_Given exercise_
Can the data below be set down again exactly, line for line?

_Information supplied_
:::

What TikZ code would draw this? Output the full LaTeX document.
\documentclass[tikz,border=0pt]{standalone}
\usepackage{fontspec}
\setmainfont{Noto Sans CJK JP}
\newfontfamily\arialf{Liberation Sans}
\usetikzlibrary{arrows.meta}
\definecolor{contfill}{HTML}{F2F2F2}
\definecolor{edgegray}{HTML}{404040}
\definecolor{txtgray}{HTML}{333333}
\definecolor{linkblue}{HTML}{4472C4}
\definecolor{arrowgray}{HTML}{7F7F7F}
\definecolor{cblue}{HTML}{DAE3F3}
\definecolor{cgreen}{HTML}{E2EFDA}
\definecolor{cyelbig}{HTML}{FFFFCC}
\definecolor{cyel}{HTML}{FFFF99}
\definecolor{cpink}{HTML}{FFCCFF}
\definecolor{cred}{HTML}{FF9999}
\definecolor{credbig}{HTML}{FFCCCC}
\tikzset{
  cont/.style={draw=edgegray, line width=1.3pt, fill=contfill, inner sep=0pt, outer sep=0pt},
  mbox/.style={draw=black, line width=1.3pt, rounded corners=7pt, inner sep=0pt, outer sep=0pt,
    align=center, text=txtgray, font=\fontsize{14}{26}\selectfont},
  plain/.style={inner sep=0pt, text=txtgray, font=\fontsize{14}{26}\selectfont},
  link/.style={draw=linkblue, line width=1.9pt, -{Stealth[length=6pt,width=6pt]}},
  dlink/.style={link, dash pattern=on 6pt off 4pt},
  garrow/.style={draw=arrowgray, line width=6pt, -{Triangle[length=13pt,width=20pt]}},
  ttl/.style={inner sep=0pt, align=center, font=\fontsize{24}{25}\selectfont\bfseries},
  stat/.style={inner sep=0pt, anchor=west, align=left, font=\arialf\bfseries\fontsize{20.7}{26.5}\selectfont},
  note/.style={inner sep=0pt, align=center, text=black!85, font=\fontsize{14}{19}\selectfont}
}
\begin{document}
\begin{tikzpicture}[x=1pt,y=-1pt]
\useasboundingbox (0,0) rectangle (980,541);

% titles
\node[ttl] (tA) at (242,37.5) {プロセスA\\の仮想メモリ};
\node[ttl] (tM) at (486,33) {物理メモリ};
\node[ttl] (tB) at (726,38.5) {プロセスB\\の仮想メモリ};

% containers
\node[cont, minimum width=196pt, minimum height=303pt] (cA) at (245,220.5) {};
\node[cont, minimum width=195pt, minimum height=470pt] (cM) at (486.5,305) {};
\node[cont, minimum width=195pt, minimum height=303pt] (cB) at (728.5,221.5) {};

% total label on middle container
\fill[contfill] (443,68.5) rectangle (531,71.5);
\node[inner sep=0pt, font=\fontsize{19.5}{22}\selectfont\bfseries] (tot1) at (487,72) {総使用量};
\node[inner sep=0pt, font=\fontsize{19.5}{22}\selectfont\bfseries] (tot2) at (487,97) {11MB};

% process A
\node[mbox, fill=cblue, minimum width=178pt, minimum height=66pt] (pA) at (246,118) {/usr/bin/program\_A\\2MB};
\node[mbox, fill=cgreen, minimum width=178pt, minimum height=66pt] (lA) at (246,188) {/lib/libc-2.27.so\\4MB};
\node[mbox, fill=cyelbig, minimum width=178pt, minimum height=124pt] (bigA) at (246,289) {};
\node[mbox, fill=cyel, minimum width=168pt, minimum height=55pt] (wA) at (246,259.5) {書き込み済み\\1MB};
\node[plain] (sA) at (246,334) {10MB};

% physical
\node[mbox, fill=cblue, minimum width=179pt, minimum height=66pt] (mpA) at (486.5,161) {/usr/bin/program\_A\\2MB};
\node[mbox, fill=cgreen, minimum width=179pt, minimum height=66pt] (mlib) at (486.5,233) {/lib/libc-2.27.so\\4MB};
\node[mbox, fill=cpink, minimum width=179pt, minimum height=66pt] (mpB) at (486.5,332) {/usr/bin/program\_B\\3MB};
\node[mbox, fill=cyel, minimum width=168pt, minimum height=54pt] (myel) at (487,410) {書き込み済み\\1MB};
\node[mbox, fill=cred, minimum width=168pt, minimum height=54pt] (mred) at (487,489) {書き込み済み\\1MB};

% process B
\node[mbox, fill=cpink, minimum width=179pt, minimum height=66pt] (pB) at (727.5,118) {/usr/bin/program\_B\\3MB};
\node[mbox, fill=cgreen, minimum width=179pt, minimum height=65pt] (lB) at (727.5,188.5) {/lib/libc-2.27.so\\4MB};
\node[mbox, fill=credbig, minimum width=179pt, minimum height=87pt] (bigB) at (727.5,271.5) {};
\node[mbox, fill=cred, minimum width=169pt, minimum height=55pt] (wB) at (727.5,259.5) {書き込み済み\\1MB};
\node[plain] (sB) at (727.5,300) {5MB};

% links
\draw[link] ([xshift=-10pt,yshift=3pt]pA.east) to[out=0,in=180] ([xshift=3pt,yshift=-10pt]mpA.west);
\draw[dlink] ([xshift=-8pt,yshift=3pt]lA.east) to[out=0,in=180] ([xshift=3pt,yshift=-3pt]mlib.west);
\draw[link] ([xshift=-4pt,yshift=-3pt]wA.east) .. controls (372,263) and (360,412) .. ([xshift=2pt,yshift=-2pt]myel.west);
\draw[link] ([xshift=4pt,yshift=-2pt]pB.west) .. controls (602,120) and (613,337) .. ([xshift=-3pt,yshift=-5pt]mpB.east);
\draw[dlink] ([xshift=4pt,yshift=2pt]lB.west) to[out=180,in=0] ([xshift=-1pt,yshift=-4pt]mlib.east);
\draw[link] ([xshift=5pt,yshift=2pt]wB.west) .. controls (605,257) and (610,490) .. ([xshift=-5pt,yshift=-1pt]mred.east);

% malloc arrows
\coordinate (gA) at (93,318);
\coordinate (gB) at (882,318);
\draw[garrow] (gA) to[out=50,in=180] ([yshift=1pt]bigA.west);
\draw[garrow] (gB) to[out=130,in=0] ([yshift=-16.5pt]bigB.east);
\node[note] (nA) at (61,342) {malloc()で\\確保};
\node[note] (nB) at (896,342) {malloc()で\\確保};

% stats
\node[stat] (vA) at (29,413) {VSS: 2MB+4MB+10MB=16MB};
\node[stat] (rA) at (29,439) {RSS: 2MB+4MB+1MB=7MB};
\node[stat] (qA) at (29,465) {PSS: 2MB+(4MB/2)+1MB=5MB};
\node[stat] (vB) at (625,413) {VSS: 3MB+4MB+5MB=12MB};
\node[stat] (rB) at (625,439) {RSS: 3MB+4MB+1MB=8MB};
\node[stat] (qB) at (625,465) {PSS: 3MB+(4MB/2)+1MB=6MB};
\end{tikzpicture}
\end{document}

:::

_Task response_
What TikZ code would draw this? Output the full LaTeX document.
\documentclass[tikz,border=0pt]{standalone}
\usepackage{fontspec}
\setmainfont{Noto Sans CJK JP}
\newfontfamily\arialf{Liberation Sans}
\usetikzlibrary{arrows.meta}
\definecolor{contfill}{HTML}{F2F2F2}
\definecolor{edgegray}{HTML}{404040}
\definecolor{txtgray}{HTML}{333333}
\definecolor{linkblue}{HTML}{4472C4}
\definecolor{arrowgray}{HTML}{7F7F7F}
\definecolor{cblue}{HTML}{DAE3F3}
\definecolor{cgreen}{HTML}{E2EFDA}
\definecolor{cyelbig}{HTML}{FFFFCC}
\definecolor{cyel}{HTML}{FFFF99}
\definecolor{cpink}{HTML}{FFCCFF}
\definecolor{cred}{HTML}{FF9999}
\definecolor{credbig}{HTML}{FFCCCC}
\tikzset{
  cont/.style={draw=edgegray, line width=1.3pt, fill=contfill, inner sep=0pt, outer sep=0pt},
  mbox/.style={draw=black, line width=1.3pt, rounded corners=7pt, inner sep=0pt, outer sep=0pt,
    align=center, text=txtgray, font=\fontsize{14}{26}\selectfont},
  plain/.style={inner sep=0pt, text=txtgray, font=\fontsize{14}{26}\selectfont},
  link/.style={draw=linkblue, line width=1.9pt, -{Stealth[length=6pt,width=6pt]}},
  dlink/.style={link, dash pattern=on 6pt off 4pt},
  garrow/.style={draw=arrowgray, line width=6pt, -{Triangle[length=13pt,width=20pt]}},
  ttl/.style={inner sep=0pt, align=center, font=\fontsize{24}{25}\selectfont\bfseries},
  stat/.style={inner sep=0pt, anchor=west, align=left, font=\arialf\bfseries\fontsize{20.7}{26.5}\selectfont},
  note/.style={inner sep=0pt, align=center, text=black!85, font=\fontsize{14}{19}\selectfont}
}
\begin{document}
\begin{tikzpicture}[x=1pt,y=-1pt]
\useasboundingbox (0,0) rectangle (980,541);

% titles
\node[ttl] (tA) at (242,37.5) {プロセスA\\の仮想メモリ};
\node[ttl] (tM) at (486,33) {物理メモリ};
\node[ttl] (tB) at (726,38.5) {プロセスB\\の仮想メモリ};

% containers
\node[cont, minimum width=196pt, minimum height=303pt] (cA) at (245,220.5) {};
\node[cont, minimum width=195pt, minimum height=470pt] (cM) at (486.5,305) {};
\node[cont, minimum width=195pt, minimum height=303pt] (cB) at (728.5,221.5) {};

% total label on middle container
\fill[contfill] (443,68.5) rectangle (531,71.5);
\node[inner sep=0pt, font=\fontsize{19.5}{22}\selectfont\bfseries] (tot1) at (487,72) {総使用量};
\node[inner sep=0pt, font=\fontsize{19.5}{22}\selectfont\bfseries] (tot2) at (487,97) {11MB};

% process A
\node[mbox, fill=cblue, minimum width=178pt, minimum height=66pt] (pA) at (246,118) {/usr/bin/program\_A\\2MB};
\node[mbox, fill=cgreen, minimum width=178pt, minimum height=66pt] (lA) at (246,188) {/lib/libc-2.27.so\\4MB};
\node[mbox, fill=cyelbig, minimum width=178pt, minimum height=124pt] (bigA) at (246,289) {};
\node[mbox, fill=cyel, minimum width=168pt, minimum height=55pt] (wA) at (246,259.5) {書き込み済み\\1MB};
\node[plain] (sA) at (246,334) {10MB};

% physical
\node[mbox, fill=cblue, minimum width=179pt, minimum height=66pt] (mpA) at (486.5,161) {/usr/bin/program\_A\\2MB};
\node[mbox, fill=cgreen, minimum width=179pt, minimum height=66pt] (mlib) at (486.5,233) {/lib/libc-2.27.so\\4MB};
\node[mbox, fill=cpink, minimum width=179pt, minimum height=66pt] (mpB) at (486.5,332) {/usr/bin/program\_B\\3MB};
\node[mbox, fill=cyel, minimum width=168pt, minimum height=54pt] (myel) at (487,410) {書き込み済み\\1MB};
\node[mbox, fill=cred, minimum width=168pt, minimum height=54pt] (mred) at (487,489) {書き込み済み\\1MB};

% process B
\node[mbox, fill=cpink, minimum width=179pt, minimum height=66pt] (pB) at (727.5,118) {/usr/bin/program\_B\\3MB};
\node[mbox, fill=cgreen, minimum width=179pt, minimum height=65pt] (lB) at (727.5,188.5) {/lib/libc-2.27.so\\4MB};
\node[mbox, fill=credbig, minimum width=179pt, minimum height=87pt] (bigB) at (727.5,271.5) {};
\node[mbox, fill=cred, minimum width=169pt, minimum height=55pt] (wB) at (727.5,259.5) {書き込み済み\\1MB};
\node[plain] (sB) at (727.5,300) {5MB};

% links
\draw[link] ([xshift=-10pt,yshift=3pt]pA.east) to[out=0,in=180] ([xshift=3pt,yshift=-10pt]mpA.west);
\draw[dlink] ([xshift=-8pt,yshift=3pt]lA.east) to[out=0,in=180] ([xshift=3pt,yshift=-3pt]mlib.west);
\draw[link] ([xshift=-4pt,yshift=-3pt]wA.east) .. controls (372,263) and (360,412) .. ([xshift=2pt,yshift=-2pt]myel.west);
\draw[link] ([xshift=4pt,yshift=-2pt]pB.west) .. controls (602,120) and (613,337) .. ([xshift=-3pt,yshift=-5pt]mpB.east);
\draw[dlink] ([xshift=4pt,yshift=2pt]lB.west) to[out=180,in=0] ([xshift=-1pt,yshift=-4pt]mlib.east);
\draw[link] ([xshift=5pt,yshift=2pt]wB.west) .. controls (605,257) and (610,490) .. ([xshift=-5pt,yshift=-1pt]mred.east);

% malloc arrows
\coordinate (gA) at (93,318);
\coordinate (gB) at (882,318);
\draw[garrow] (gA) to[out=50,in=180] ([yshift=1pt]bigA.west);
\draw[garrow] (gB) to[out=130,in=0] ([yshift=-16.5pt]bigB.east);
\node[note] (nA) at (61,342) {malloc()で\\確保};
\node[note] (nB) at (896,342) {malloc()で\\確保};

% stats
\node[stat] (vA) at (29,413) {VSS: 2MB+4MB+10MB=16MB};
\node[stat] (rA) at (29,439) {RSS: 2MB+4MB+1MB=7MB};
\node[stat] (qA) at (29,465) {PSS: 2MB+(4MB/2)+1MB=5MB};
\node[stat] (vB) at (625,413) {VSS: 3MB+4MB+5MB=12MB};
\node[stat] (rB) at (625,439) {RSS: 3MB+4MB+1MB=8MB};
\node[stat] (qB) at (625,465) {PSS: 3MB+(4MB/2)+1MB=6MB};
\end{tikzpicture}
\end{document}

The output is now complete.